Vincent Marissal, député de Québec Solidaire
Guy Gagnon émet le même constat, alors que la PrEP permet de sauver chaque jour des vies, il craint que le contexte inflationniste ne pousse certaines personnes à délaisser ce traitement au profit d’autres dépenses comme l’alimentation ou l’hébergement.
«C’est un manque de vision, c’est une réaction à très courte vie, ce que certains pays semblent avoir compris c’est que chaque dollar investit dans la prévention, c’est chaque contamination et infection évitée, dit-il. Notre vision c’est de dire que si on investit dans les moyens de prévention, comme dans la diffusion de la PrEP, d’abord dans les années futures ont soulage le système de santé, et chaque dollar investit dans la prévention est un investissement dans le futur.»
Le suivi des personnes immigrantes de pays où l’épidémie de VIH est endémique inquiète aussi le milieu communautaire, car un partie de ces personnes arrivent au Québec sans savoir qu’elles sont séropositives.
Les femmes venant de pays où le VIH est endémique représentent d’ailleurs le groupe le plus touché (60,5% des nouveaux diagnostics chez les personnes s’identifiant au genre cisféminin) après les hommes ayant des rapports sexuels avec d’autres hommes (HARSAH) pour 69,4% des nouveaux diagnostics chez les personnes s’identifiant au genre cismasculin.

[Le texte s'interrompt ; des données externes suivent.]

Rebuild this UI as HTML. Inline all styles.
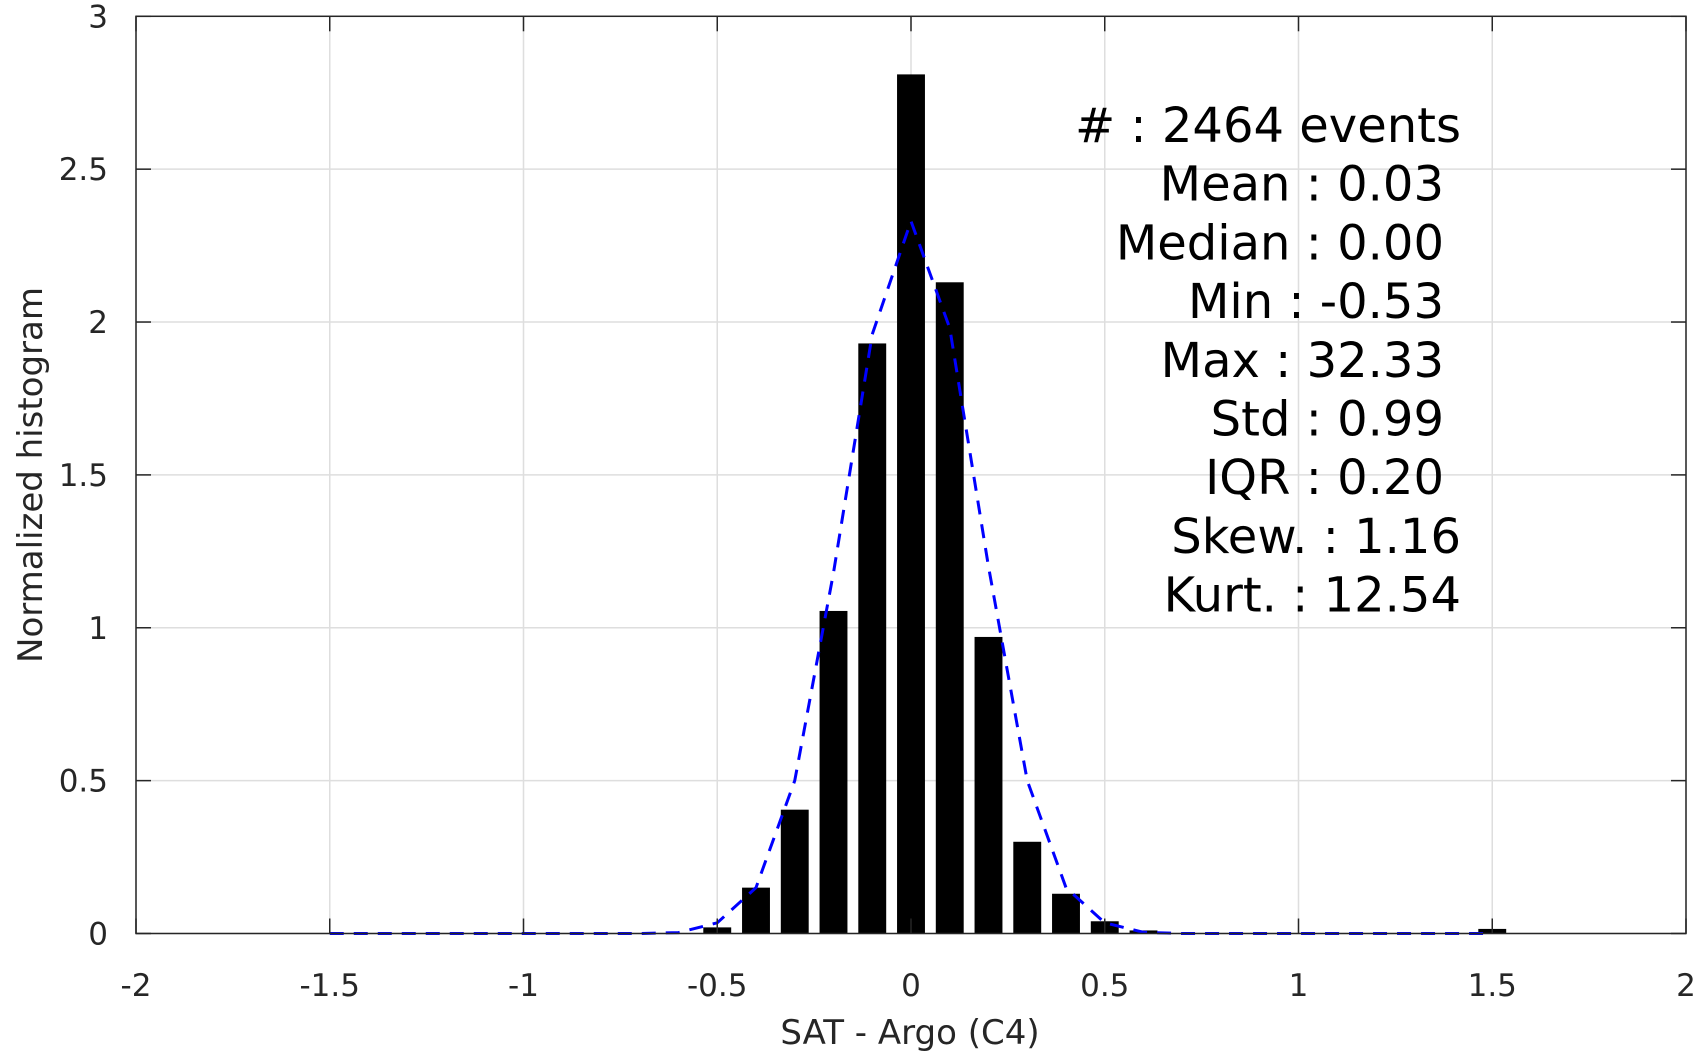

Selon les plus récentes données datant de 2020, 90% des personnes vivant avec le VIH au Québec étaient diagnostiquées et 85% d’entre elles suivaient un traitement. Au total, 96% des personnes sous traitement avaient une charge virale supprimée.
«Nous ne ménageons aucun effort»
Le cabinet du ministre Christian Dubé se défend d’avoir déposé il y a un an un plan d’action pour améliorer la prévention dans le réseau de la santé. Il explique que des travaux sont présentement en cours pour améliorer aussi l’accès au dépistage et prévenir la transmission du VIH au Québec.
«Soyons très clairs, nous ne ménageons aucun effort pour prévenir la transmission du VIH, déclare le cabinet. Nous avons demandé à la Santé publique de regarder comment nous pouvions bonifier l’offre de dépistage en collaboration avec les organismes communautaires.»
La Santé publique du Québec explique quant à elle ne pas constater de recul dans la lutte contre le VIH/SIDA au Québec et soutient même voir «le résultat positif des actions des dernières années». Questionnée sur une gratuité de la PrEP pour la rendre accessible à tous, la Santé Publique se contente de rappeler qu’elle est couverte par la RAMQ, bien que cela ne permet pas son remboursement intégral.
«Le Québec a été la première province du Canada à rendre accessible la prophylaxie préexposition au VIH ou PreP, dit-elle. Dès le début, le médicament a été remboursé par le régime public d’assurance-médicaments de la RAMQ et donc par les autres fournisseurs d’assurances dans la province.»